I had this wild idea last night but I'm not going to do anything with it except just say it. It's that there's one guy who somehow becomes involved in destroying the Rose Parade.
The way this would happen is like the old story of how they make a suspension bridge, by taking a single string across the river, then pulling over a smaller piece of metal cable, then a bigger one, etc., until you have huge spans.
It starts off with a little thing. But then through the vast network of contractors and planners it takes to coordinate and do the Rose Parade, there's all these ripple effects. In the idea it starts with an email that comes in error to the guy involved. He's asked to sign off on some little detail of the Rose Parade, like contracting with a greenhouse somewhere for roses for one float.
Somehow he gets the idea that he holds the entire Rose Parade in his hands. And that with a few calls -- changing his voice and sounding official -- and a few emails, everything could be in place (or out of place) well enough that there are all these ripple effects.
When he screws up the order for flowers for that one float, it makes that crew and a crew at a different float start to panic. Then various crews are up in arms. Contractors are wondering what went wrong. Tempers flare, feelings are hurt, there's delays in shipments, etc.
Now, getting back to the original guy, he's not passive in all this. Because he has various numbers and email addresses that were in the body and headers of the first email. So he's calling around, ordering five times as many roses, let's say, and demanding their delivery in an unreasonable amount of time. But he's also postponing delivery from very trusted contractors for the Parade, maybe insinuating that they've been cheating the Parade all these years. With everything he says and does, he's completely enraging the contractors.
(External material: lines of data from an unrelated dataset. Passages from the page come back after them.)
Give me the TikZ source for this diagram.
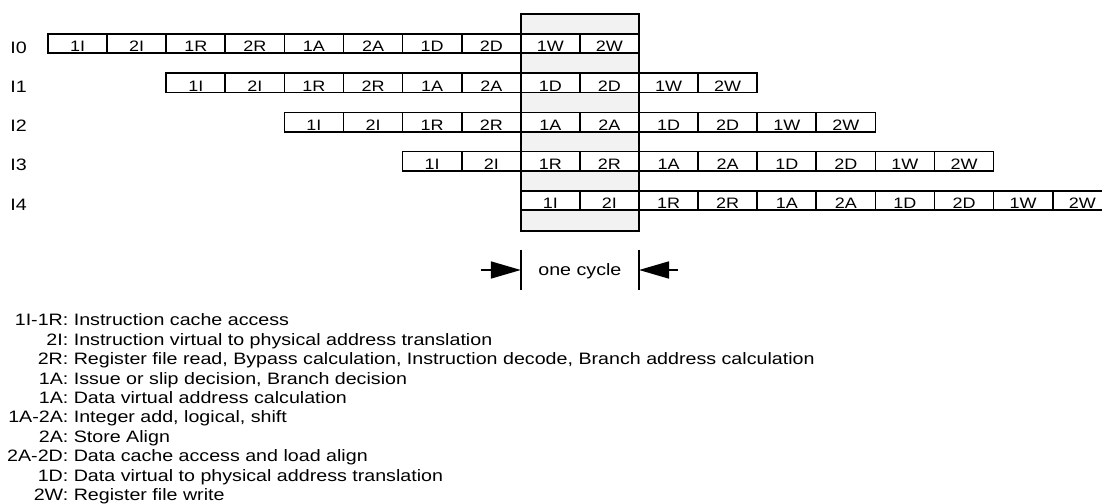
\documentclass[tikz,border=0pt]{standalone}
\usepackage{fontspec}
\setmainfont{Liberation Sans}[FakeStretch=1.19]
\usepackage{tikz}
\usetikzlibrary{arrows.meta,positioning}

\tikzset{
  stagecell/.style={draw,line width=1pt,fill=white,inner sep=0pt,outer sep=0pt,
    minimum width=1.182cm,text height=0.36cm,text depth=0.026cm,
    font=\fontsize{8.6}{10}\selectfont},
  rowname/.style={anchor=base west,inner sep=0pt,font=\fontsize{9.4}{11}\selectfont},
  keyline/.style={anchor=base west,inner sep=0pt,font=\fontsize{9.4}{11}\selectfont},
  cyclebar/.style={line width=1pt},
  cyclearrow/.style={line width=1pt,-{Triangle[length=0.6cm,width=0.34cm]}}
}

\begin{document}
\begin{tikzpicture}
\useasboundingbox (0,0) rectangle (22.04,-10.08);
% shaded cycle column
\node[draw,line width=1pt,fill=black!5,inner sep=0pt,outer sep=0pt,
  minimum width=2.364cm,minimum height=4.34cm,anchor=north west] (cycle) at (10.416,-0.28) {};
% pipeline rows
\foreach \r in {0,...,4}{
  \node[rowname] (row\r) at (0.2,{-1.066-0.784*\r}) {I\r};
  \foreach \st [count=\s from 0] in {1I,2I,1R,2R,1A,2A,1D,2D,1W,2W}
    \node[stagecell,anchor=south west] (c\r\st) at ({0.96+2.364*\r+1.182*\s},{-1.066-0.784*\r}) {\st};
}
% one cycle marker
\coordinate (lbtop) at (10.416,-5.0);
\coordinate (lbbot) at (10.416,-5.8);
\coordinate (rbtop) at (12.78,-5.0);
\coordinate (rbbot) at (12.78,-5.8);
\draw[cyclebar] (lbtop) -- (lbbot);
\draw[cyclebar] (rbtop) -- (rbbot);
\coordinate (lfrom) at (9.614,-5.4);
\coordinate (rfrom) at (13.56,-5.4);
\draw[cyclearrow] (lfrom) -- (lfrom -| lbtop);
\draw[cyclearrow] (rfrom) -- (rfrom -| rbtop);
\node[font=\fontsize{9.4}{11}\selectfont,inner sep=0pt] (onecycle) at (11.598,-5.434) {one cycle};
% key
\foreach \lbl/\txt [count=\k from 0] in {
  1I-1R/Instruction cache access,
  2I/Instruction virtual to physical address translation,
  2R/{Register file read, Bypass calculation, Instruction decode, Branch address calculation},
  1A/{Issue or slip decision, Branch decision},
  1A/Data virtual address calculation,
  1A-2A/{Integer add, logical, shift},
  2A/Store Align,
  2A-2D/Data cache access and load align,
  1D/Data virtual to physical address translation,
  2W/Register file write}
  \node[keyline] (key\k) at (1.36,{-6.52-0.388*\k}) {\llap{\lbl:} \txt};
\end{tikzpicture}
\end{document}
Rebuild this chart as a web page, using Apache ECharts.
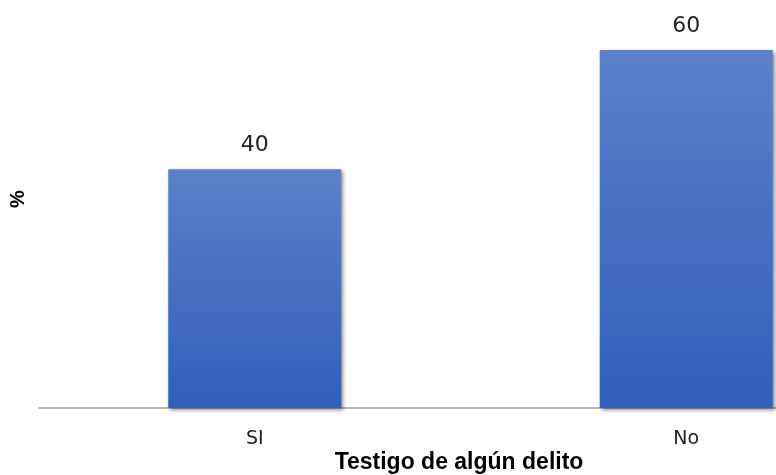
<!DOCTYPE html>
<html>
<head>
<meta charset="utf-8">
<script src="https://cdn.jsdelivr.net/npm/echarts@6/dist/echarts.min.js"></script>
<style>
  html, body { margin: 0; padding: 0; background: #fff; overflow: hidden; }
  #main { width: 902px; height: 475px; }
</style>
</head>
<body>
<div id="main"></div>
<script>
  const categories = ['SI', 'No']
  const values = [40, 60]

  // chart area is wider than the window: the picture crops the right side
  const myChart = echarts.init(document.getElementById('main'))
  const option = {
    animation: false,
    title: {
      text: 'Testigo de algún delito',
      left: 454,
      top: 446,
      textAlign: 'center',
      textStyle: {
        fontFamily: 'Liberation Sans',
        fontSize: 23,
        fontWeight: 'bold',
        color: '#000'
      }
    },
    graphic: [{
      type: 'text',
      x: 18,
      y: 199,
      rotation: Math.PI / 2,
      style: {
        text: '%',
        font: 'bold 20px "Liberation Sans"',
        fill: '#000',
        textAlign: 'center',
        textVerticalAlign: 'middle'
      }
    }],
    grid: {
      left: 39,
      right: 0,
      top: 44,
      bottom: 67
    },
    xAxis: {
      type: 'category',
      data: categories,
      axisLine: { lineStyle: { color: '#a0a0a0', width: 1.5 } },
      axisTick: { show: false },
      axisLabel: {
        fontFamily: 'DejaVu Sans',
        fontSize: 19,
        color: '#222',
        margin: 22
      }
    },
    yAxis: {
      type: 'value',
      min: 0,
      max: 61,
      show: false,
      splitLine: { show: false }
    },
    series: [{
      type: 'bar',
      data: values,
      barWidth: 173,
      itemStyle: {
        color: new echarts.graphic.LinearGradient(0, 0, 0, 1, [
          { offset: 0, color: '#5d80ca' },
          { offset: 1, color: '#2f5fba' }
        ]),
        shadowColor: 'rgba(0,0,0,0.45)',
        shadowBlur: 4,
        shadowOffsetX: 2,
        shadowOffsetY: 2
      },
      label: {
        show: true,
        position: 'top',
        distance: 13,
        fontFamily: 'DejaVu Sans',
        fontSize: 22,
        color: '#222'
      }
    }]
  }
  myChart.setOption(option)
</script>
</body>
</html>
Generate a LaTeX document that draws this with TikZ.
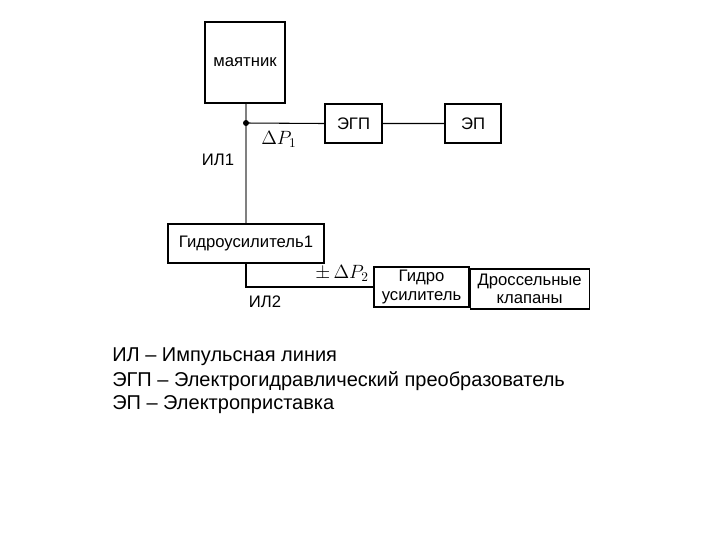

You can see where this all ends up. The float crews are in a total panic. They're busy contacting contractors on their own. Contracts are being breached, because they're also making independent calls to outside contractors, trying desperately to get their quota of roses. Now there's a complete meltdown in the industry. They've either stepped up rose production or slowed it down. Money is being lost either way.
Since there's all this brouhaha about the flowers, the builders of floats are delayed -- why build if you can't get the flowers? Of course that's against the builders' contracts, they think. So they protest. But there's some fine print they've overlooked, meaning they lose face when it's pointed out to them. Builders, though, are a proud bunch. So they walk off the job in spite of the fine print.
Now the Parade organizers have no choice but to bring in alternate builders, because they also don't want to lose face. The alternate builders throw up their hands when it soon becomes obvious the first builders burned all the blueprints and sabotaged the computers.
Around December 1, the first week of December, there's complete chaos in Pasadena. They know they can't make it. Roses have wilted, other flower workers have been laid off. The finances are ruined and people haven't been paid. It's a terrible, hideous mess.
January 1 rolls around and the Rose Parade struggles to put on a show. Farmers from the area bring in their tractors and hay wagons. They hastily find some guy from the parade line to be the Grand Marshall. They pick his wife to be the Parade Queen. And that's the parade.
Meanwhile, back home, wherever that guy lives, there's at least one person who's really enjoying the show!